Maybe, one might ask an ironic question ― what is wrong when nothing gets lost in translation?

The book sheds light on the disappearance of languages and its consequences for future generations.

In the biblical story, the tower of Babel got so immense that it would it have reached heaven. God seeing what the people were doing, gave each person a different language to confuse them and scattered the people throughout the earth.

Since then, people lost universality of communication, biblically speaking. But people thesedays can speak at least two languages. He says the multiplicity of languages from the ``Babel curse'' has ironically evolved into enabling people to innovate and speak more efficiently.

But the extinction of the diversity of the languages might have more disastrous consequences than the ``Babel curse,'' the author argues.

Many people agree that parents don't want their children to learn minority languages. It is becoming an apparent trend among school children around the world, especially so for Korean parents. Some people who want effective international relations and an economic community might be happy for the day when there is a monolingual society.

Dalby says that historically the linguistic extinction has resulted from economic inequality, political oppression, and even genocide. But more often, it occurs through the choices of individuals pursuing prosperity by giving up their ancestral speech.

He takes historic examples from the effects of Latin's displacement of native languages in the aftermath of Rome's imperial expansion, and the aggressive extermination of hundreds of indigenous North American languages through a brutal policy of forcing Native Americans to learn English.

Citing Marianne Mithun, the book says that ``The loss of a language represents a definitive separation of a people from its heritage ... an irreparable loss for us all, the loss of opportunities to glimpse alternative ways of making sense of the human experience.''

The dominance of English is ``simply by chance that it became the most useful language for others to learn.''

Linguistic variety is important not only in communicating but also in sustaining and enhancing understanding of the world.
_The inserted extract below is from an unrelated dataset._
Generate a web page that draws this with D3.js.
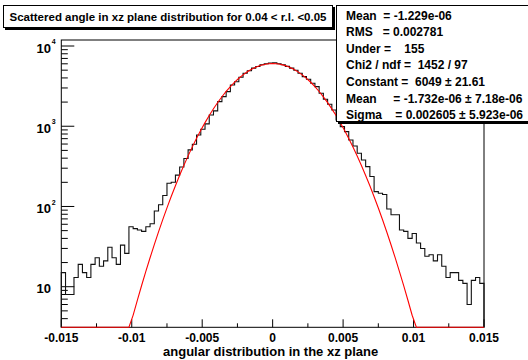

The author argues languages represent different ways of perceiving the world, which reflect cultural traditions and localized knowledge, warning that in each of those cases (when someone's mother tongue disappears in the 21st century), a culture will be lost.

Vanished languages contain perceptions on native creatures and views on culture, he says. For example, a Mexican tribe divides the rainbow into five colors, while African tribes see it as just two colors. Koreans divide the rainbow into seven colors, but as the author suggests, if the native tongue disappears, there is no concept of Korean ``rainbow colors'' at all.

The recent trend of the linguistic standardization threatens the existence of marginalized cultures and ethnic customs.

He asserts the loss of languages will lead to a loss of knowledge of marginal cultures because the native words are the outcome of accumulated experiences of the speakers' own culture.

He says the modern tools of linguistic standardization are more dangerous as ``Nowadays, television is in practically every home, talking like one of the family, in fact the most honored member of the family, the one to whom you cannot talk back.

``It provides scenes of prosperous daily life that everyone wants to emulate, and television does not speak a local dialect.''

But Dalby says that there are ``three overriding reasons why we need to stop losing languages … We need the knowledge that they preserve and transmit; the insights they give us into the way things may be; and the interaction with other languages that keeps our own language flexible and creative.''

The book offers quite interesting but distressing ideas about the future of languages. It is a good analysis but too erudite and historical, which could makes readers weary.